During World War II, Rabbi Korff, who had become an adviser to the Union of Orthodox Rabbis of the U.S. and Canada, and to the U.S. War Refugee Board, petitioned European dignitaries, U.S. congressmen and Supreme Court justices on behalf of Jews in Europe. He even held clandestine negotiations with representatives of Gestapo head Heinrich Himmler, ym”s, about the purchase of Jews from Germany.
One of his wilder exploits took place in 1947, when, working with the militant Lehi group (derisively called the Stern Gang), he plotted to set off bombs in London (placed and timed to prevent human casualties) in protest of British policy in Palestine, and to drop leaflets over the city from a plane.

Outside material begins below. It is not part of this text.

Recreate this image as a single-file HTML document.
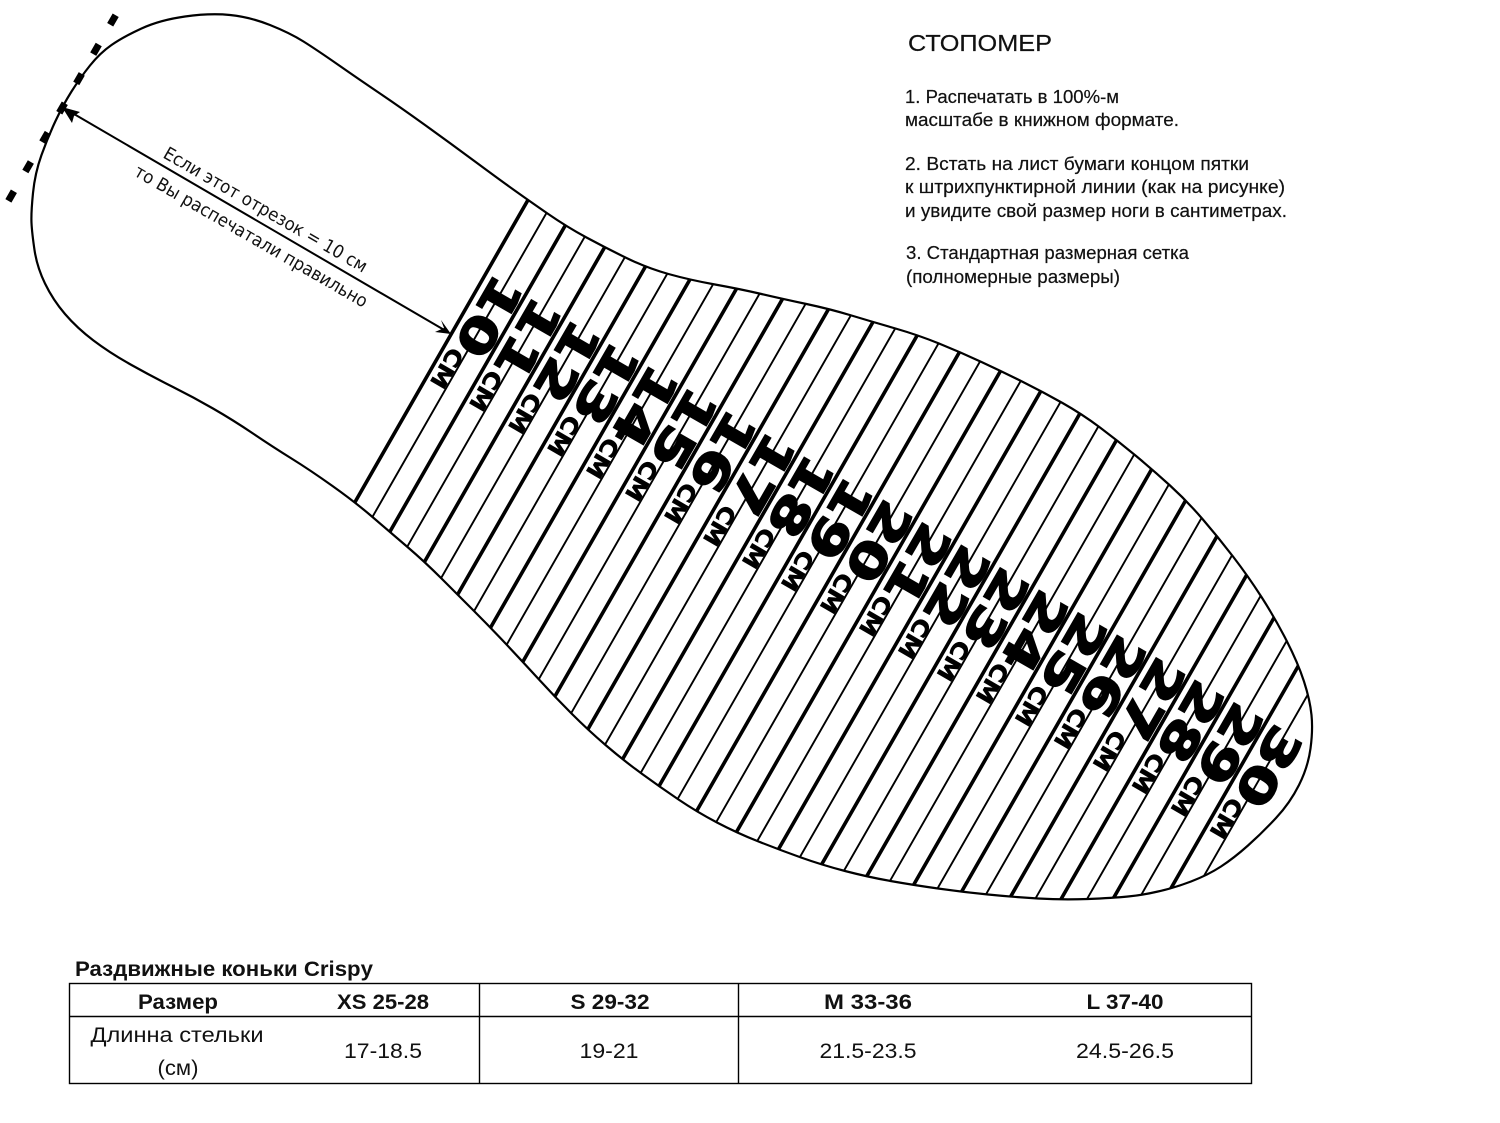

The leaflets began: “TO THE PEOPLE OF ENGLAND! To the people whose government proclaimed ‘Peace in our time’: This is a warning! Your government had dipped His Majesty’s Crown in Jewish blood and polished it with Arab oil…” The pilot he engaged in Paris, however, tipped off authorities and Rabbi Korff was arrested. After a 17-day hunger strike, he was released, and charges against him were dropped.
After the war ended, Rabbi Korff continued his work on behalf of fellow Jews, presenting a petition with more than 500,000 signatures to the U.S. government, urging that Hungarian Jews be permitted to enter Palestine.
Eventually, he served as a congregational rabbi in several New England cities, and as a chaplain for the Massachusetts Department of Mental Health. I met him in his retirement, when he employed me to edit one of several books he had written about his experiences.
During that final Providence visit, he lay in bed holding a morphine pump, but was still engaged with the few of us who had gathered to pay our respects. I remember him asking us to sing Adon Olam, and we obliged.
And I remember, too, a phone call he took from Eretz Yisrael, from someone clearly distraught at the rabbi’s dire situation. When the choleh hung up, he explained that the caller was a kollel man whom he had been helping support for a number of years.
So Senator Hatch’s announcement brought me to the brink of a thought that I often think, about how astounding were the lives of some who preceded us.